If you do bt in gdb, does that print anything?
This error looks similar https://groups.google.com/forum/#!topic/jansson-users/u78eGC15itw.
cc @atumanov
Yes, here's the output:
Program received signal SIGSEGV, Segmentation fault.
__strlen_sse2_bsf () at ../sysdeps/i386/i686/multiarch/strlen-sse2-bsf.S:50
50 ../sysdeps/i386/i686/multiarch/strlen-sse2-bsf.S: No such file or directory.
(gdb) bt
format=0x809fd45 "ZADD %b %s %b", ap=0xbfffe928 "") at hiredis.c:262
format=0x809fd45 "ZADD %b %s %b", ap=0xbfffe920 "\340\316\f\b\036")
at async.c:654
format=0x809fd45 "ZADD %b %s %b") at async.c:669
key=0x80ccee0 "event_log:\213\313\363\265O\312\300苑#\206蓪\234\274\301\332T\222\004", key_length=30,
value=0x80cc8e8 "[[1507822835.414047, \"ray:get_task\", 1, {}], [1507822914.265168, \"ray:import_function_to_run\", 1, {}], [1507822914.265763, \"ray:import_function_to_run\", 2, {}], [1507822914.266116, \"ray:import_functio"...,
value_length=1520, timestamp=1507822920.4063809)
at /home/achand/ray/src/common/logging.cc:100
at /home/achand/ray/src/common/thirdparty/ae/ae.c:412
at /home/achand/ray/src/common/thirdparty/ae/ae.c:455
at /home/achand/ray/src/common/event_loop.cc:58
It looks like it is using SSE2 instructions which probably aren't available on ARM. Could it be that there is some issue with the (cross-)compilation?
@pcmoritz I checked the instruction sets supported in the VM guest and SSE2 is one of them (it's supported in the VM host as well)
@arvindc95 I created a PR here: https://github.com/ray-project/ray/pull/1122 Could you try both the commits in the PR and see if one of them makes it work?
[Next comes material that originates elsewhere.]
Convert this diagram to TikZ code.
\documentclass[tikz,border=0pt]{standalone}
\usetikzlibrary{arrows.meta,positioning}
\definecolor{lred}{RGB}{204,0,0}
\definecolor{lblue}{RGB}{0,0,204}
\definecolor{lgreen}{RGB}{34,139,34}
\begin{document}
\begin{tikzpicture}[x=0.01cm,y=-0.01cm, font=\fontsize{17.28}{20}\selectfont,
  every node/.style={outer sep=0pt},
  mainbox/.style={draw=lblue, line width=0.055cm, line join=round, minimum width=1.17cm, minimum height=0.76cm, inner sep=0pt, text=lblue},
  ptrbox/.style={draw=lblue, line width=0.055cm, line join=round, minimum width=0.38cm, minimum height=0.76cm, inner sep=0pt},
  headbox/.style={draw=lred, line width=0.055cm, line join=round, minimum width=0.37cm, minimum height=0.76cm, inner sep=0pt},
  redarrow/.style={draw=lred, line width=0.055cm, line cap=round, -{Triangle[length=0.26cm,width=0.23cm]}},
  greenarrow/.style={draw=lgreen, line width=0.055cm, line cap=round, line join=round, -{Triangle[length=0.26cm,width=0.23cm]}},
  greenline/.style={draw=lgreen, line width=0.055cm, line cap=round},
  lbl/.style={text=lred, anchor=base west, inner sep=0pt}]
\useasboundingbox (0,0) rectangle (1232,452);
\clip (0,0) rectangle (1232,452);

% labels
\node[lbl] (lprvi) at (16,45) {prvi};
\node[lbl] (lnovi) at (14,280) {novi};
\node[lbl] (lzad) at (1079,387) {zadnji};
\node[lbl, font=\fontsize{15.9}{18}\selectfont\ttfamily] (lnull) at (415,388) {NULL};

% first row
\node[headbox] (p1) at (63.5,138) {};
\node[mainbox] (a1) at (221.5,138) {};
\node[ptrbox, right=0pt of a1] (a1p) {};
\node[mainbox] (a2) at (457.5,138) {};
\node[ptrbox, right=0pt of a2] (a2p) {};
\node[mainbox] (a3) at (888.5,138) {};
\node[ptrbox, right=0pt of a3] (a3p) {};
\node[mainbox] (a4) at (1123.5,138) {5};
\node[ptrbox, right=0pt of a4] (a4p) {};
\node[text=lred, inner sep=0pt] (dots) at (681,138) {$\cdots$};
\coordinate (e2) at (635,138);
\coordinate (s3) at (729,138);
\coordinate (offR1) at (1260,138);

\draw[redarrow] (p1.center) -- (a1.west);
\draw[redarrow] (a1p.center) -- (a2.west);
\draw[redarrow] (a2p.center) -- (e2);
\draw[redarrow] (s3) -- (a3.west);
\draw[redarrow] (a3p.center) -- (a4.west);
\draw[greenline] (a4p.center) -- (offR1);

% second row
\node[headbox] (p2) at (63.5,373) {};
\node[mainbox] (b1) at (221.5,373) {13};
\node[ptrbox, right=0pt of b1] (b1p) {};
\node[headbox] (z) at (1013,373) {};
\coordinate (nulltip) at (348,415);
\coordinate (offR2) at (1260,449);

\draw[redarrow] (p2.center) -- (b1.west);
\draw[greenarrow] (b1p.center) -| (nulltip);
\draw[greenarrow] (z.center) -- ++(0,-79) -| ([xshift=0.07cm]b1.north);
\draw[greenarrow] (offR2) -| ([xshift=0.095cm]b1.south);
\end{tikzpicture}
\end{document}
These are both fixing potential problems here. Thanks!
In particular, we'd be interested in knowing which of the two commits fixes it (assuming one of them does in fact fix it).
seg_fault_fix_logging.txt
seg_fault_add_casts.txt
Both failed the same way as before; the segfault happened after the results of foo.remote() were returned. I made the the logging code change, ran python setup.py develop, then tried running a workload, and repeated the process for the static cast addition as well. The gdb logs show the updated logging code change, and the lines referenced are slightly different between the two logs, so I think the changes were compiled; let me know if I missed anything.
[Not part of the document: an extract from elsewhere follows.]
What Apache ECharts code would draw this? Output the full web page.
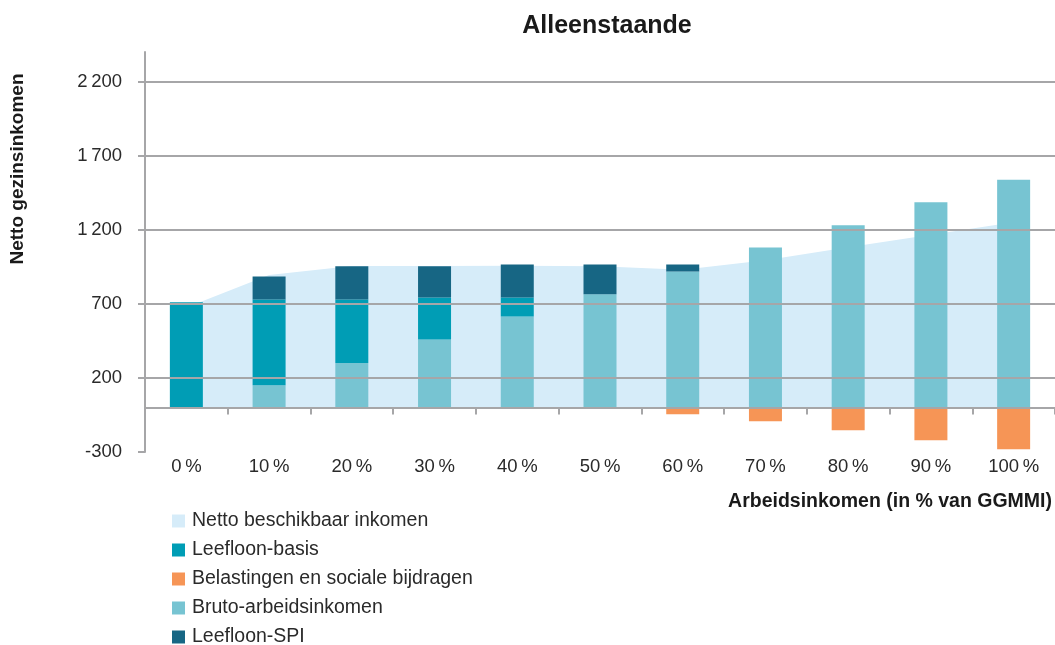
<!DOCTYPE html>
<html>
<head>
<meta charset="utf-8">
<script src="https://cdn.jsdelivr.net/npm/echarts@6/dist/echarts.min.js"></script>
<style>
  html, body { margin: 0; padding: 0; background: #fff; }
  #container { width: 1055px; height: 645px; }
</style>
</head>
<body>
<div id="container"></div>
<script>
let chart = echarts.init(document.getElementById('container'));

// categories (arbeidsinkomen in % van GGMMI)
var categories = ['0\u2009%', '10\u2009%', '20\u2009%', '30\u2009%', '40\u2009%', '50\u2009%',
                  '60\u2009%', '70\u2009%', '80\u2009%', '90\u2009%', '100\u2009%'];
// series values
var netto = [675, 895, 955, 955, 957, 953, 930, 995, 1082, 1166, 1251];
var bruto = [0, 150, 300, 460, 615, 764, 919, 1081, 1230, 1385, 1537];
var basis = [710, 580, 430, 283, 128, 0, 0, 0, 0, 0, 0];
var spi = [0, 155, 223, 210, 223, 202, 47, 0, 0, 0, 0];
var belasting = [0, 0, -10, -10, -10, -10, -45, -92, -153, -220, -282];
// y tick labels
var yTicks = [-300, 200, 700, 1200, 1700, 2200];

var font = 'Liberation Sans, Arial, Helvetica, sans-serif';
var gridGray = '#a6a6a8';
var textColor = '#2a2a2a';

var option = {
    animation: false,
    textStyle: { fontFamily: font },
    title: {
        text: 'Alleenstaande',
        left: 602,
        textAlign: 'center',
        top: 9,
        textStyle: { fontSize: 25, fontWeight: 'bold', color: '#1a1a1a', fontFamily: font }
    },
    legend: {
        orient: 'vertical',
        left: 167,
        top: 506,
        height: 140,
        itemWidth: 13,
        itemHeight: 13,
        itemGap: 9,
        icon: 'rect',
        textStyle: { fontSize: 19.5, lineHeight: 20, color: textColor, fontFamily: font, padding: [0, 0, 0, 2] },
        data: ['Netto beschikbaar inkomen', 'Leefloon-basis', 'Belastingen en sociale bijdragen',
               'Bruto-arbeidsinkomen', 'Leefloon-SPI']
    },
    grid: {
        left: 145,
        right: 0,
        top: 52,
        bottom: 193
    },
    xAxis: [{
        type: 'category',
        data: categories,
        z: 10,
        axisLine: { onZero: true, lineStyle: { color: gridGray, width: 2 } },
        axisTick: { show: true, length: 7, lineStyle: { color: gridGray, width: 2 } },
        axisLabel: { show: false },
        splitLine: { show: false }
    }, {
        type: 'category',
        data: categories,
        position: 'bottom',
        axisLine: { show: false },
        axisTick: { show: false },
        axisLabel: { margin: 5, fontSize: 18.5, color: textColor, fontFamily: font },
        splitLine: { show: false }
    }],
    yAxis: {
        type: 'value',
        min: -300,
        max: 2400,
        interval: 500,
        z: 10,
        axisLine: { show: true, lineStyle: { color: gridGray, width: 2 } },
        axisTick: { show: true, length: 7, customValues: yTicks, lineStyle: { color: gridGray, width: 2 } },
        axisLabel: {
            customValues: yTicks,
            margin: 23,
            fontSize: 18.5,
            color: textColor,
            fontFamily: font,
            formatter: function (v) {
                return v >= 1000 ? Math.floor(v / 1000) + '\u2009' + String(v % 1000).padStart(3, '0') : String(v);
            }
        },
        splitLine: {
            show: true,
            lineStyle: { color: ['rgba(0,0,0,0)', gridGray, gridGray, gridGray, gridGray, gridGray], width: 2 }
        }
    },
    graphic: [{
        type: 'text',
        x: 18,
        y: 169,
        rotation: Math.PI / 2,
        style: {
            text: 'Netto gezinsinkomen',
            fontSize: 19,
            fontWeight: 'bold',
            fontFamily: font,
            fill: '#1a1a1a',
            align: 'center',
            verticalAlign: 'middle'
        }
    }, {
        type: 'text',
        right: 3,
        top: 492,
        style: {
            text: 'Arbeidsinkomen (in % van GGMMI)',
            fontSize: 19.5,
            fontWeight: 'bold',
            fontFamily: font,
            fill: '#1a1a1a'
        }
    }],
    series: [{
        name: 'Netto beschikbaar inkomen',
        type: 'line',
        data: netto,
        symbol: 'none',
        z: 1,
        itemStyle: { color: '#d6ecf9' },
        lineStyle: { width: 0, color: '#d6ecf9' },
        areaStyle: { color: '#d6ecf9', opacity: 1 }
    }, {
        name: 'Bruto-arbeidsinkomen',
        type: 'bar',
        stack: 'total',
        barWidth: 33,
        z: 2,
        itemStyle: { color: '#77c4d2' },
        data: bruto
    }, {
        name: 'Leefloon-basis',
        type: 'bar',
        stack: 'total',
        barWidth: 33,
        z: 2,
        itemStyle: { color: '#009db5' },
        data: basis
    }, {
        name: 'Leefloon-SPI',
        type: 'bar',
        stack: 'total',
        barWidth: 33,
        z: 2,
        itemStyle: { color: '#176684' },
        data: spi
    }, {
        name: 'Belastingen en sociale bijdragen',
        type: 'bar',
        stack: 'total',
        barWidth: 33,
        z: 2,
        itemStyle: { color: '#f69556' },
        data: belasting
    }]
};

chart.setOption(option);
</script>
</body>
</html>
Also, I've been manually starting ray because when I don't, the plasma store never initializes. I changed the socket name from /tmp/s1 to /tmp/s2 in case the same socket was being reused every time I manually started the store, but the store was still being initialized, so I'm not sure why it doesn't get made when I don't manually start the store.
Hm, thanks for trying it out. Is there any chance you can share your VirtualBox image together with instructions to reproduce the problem with us or an EC2 AMI if you have one so we can dig deeper into this?
I was able to reproduce on 32bit Ubuntu 16.04 and fix. I put together a quick PR that fixes it for me. Could you please try out https://github.com/ray-project/ray/pull/1126. Thanks.
@atumanov The changes from your PR worked, thanks so much!
Also, thanks to @pcmoritz and @robertnishihara thank you for your help resolving this as well! Would you still like me post my VirtualBox image?
@arvindc95 , awesome, glad to hear! The virtualbox image will be helpful for testing, in case we need to reproduce any other problems you encounter. If you are in a position to provide us with the ODROID platform for testing purposes as well, even better :)
Closing for now since a lot of things have changed.